Nommé dans les catégories Meilleur film, Meilleur réalisateur, Meilleur acteur dans un second rôle (Mahershala Ali), Meilleure actrice dans un second rôle (Naomie Harris), Meilleur scénario adapté, Meilleure photographie, Meilleur montage et Meilleure musique de film.

 


La La Land de Damien Chazelle, l’implacable magnétisme du vide hollywoodien (2017)

La La Land, réalisé par Damien Chazelle, 2017. © SND

Dans La La Land, Mia et Seb se rencontrent, s’aiment et se déchirent. Damien Chazelle propose un long-métrage qui est, à la fois, une réflexion intéressante sur le rapport que nous pouvons entretenir avec l’art, et une tentative vide de rendre hommage au genre de la comédie musicale.

Nommé dans les catégories Meilleur film, Meilleur réalisateur, Meilleur acteur (Ryan Gosling), Meilleure actrice (Emma Stone), Meilleur scénario original, Meilleurs décors, Meilleurs costumes, Meilleure photographie, Meilleur montage, Meilleur montage de son, Meilleur mixage de son, Meilleure chanson originale (pour Audition (The Fools Who Dream) et pour City of Stars) et Meilleure musique de film.

 


Nocturnal Animals de Tom Ford et la politique fallacieuse des corps (2017)

Nocturnal Animals, réalisé par Tom Ford, 2017. © Universal Pictures

Nocturnal Animals, le deuxième film du réalisateur américain Tom Ford, est une dissertation filmique sur le corps politique.
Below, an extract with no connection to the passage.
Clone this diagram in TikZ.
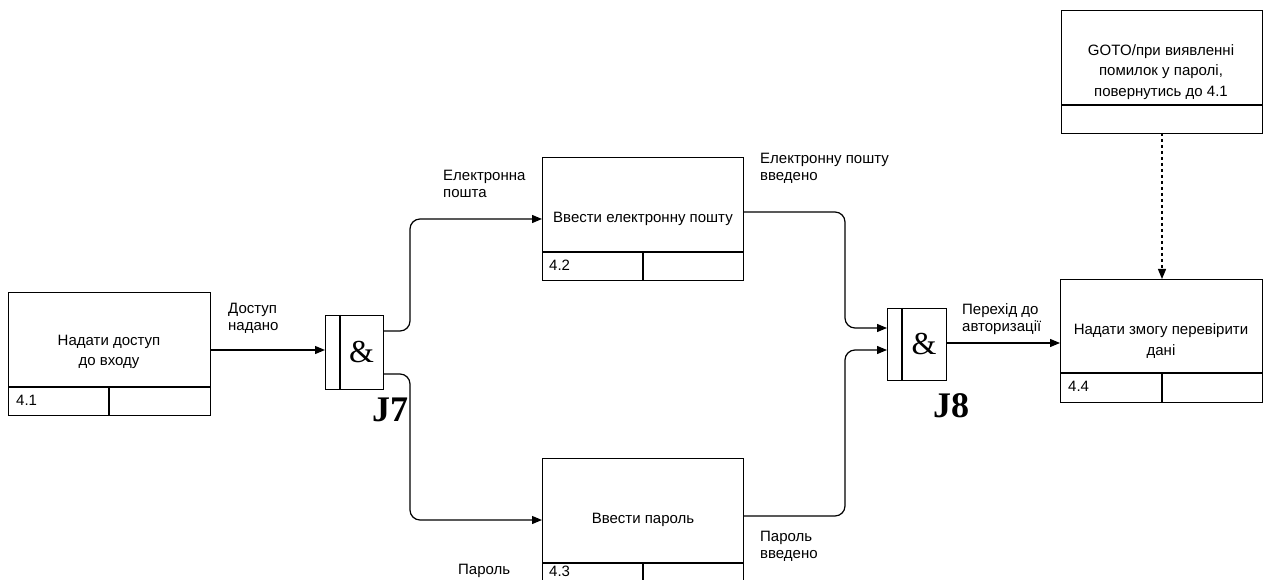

Perdu entre ses prétentions esthétisantes et l’objet de son propos, le long-métrage échoue à sortir le corps féminin des moules que la société lui impose, mais parvient subtilement à traiter de la masculinité toxique et de ses terribles conséquences.

Nommé dans la catégorie Meilleur acteur dans un second rôle (Michael Shannon).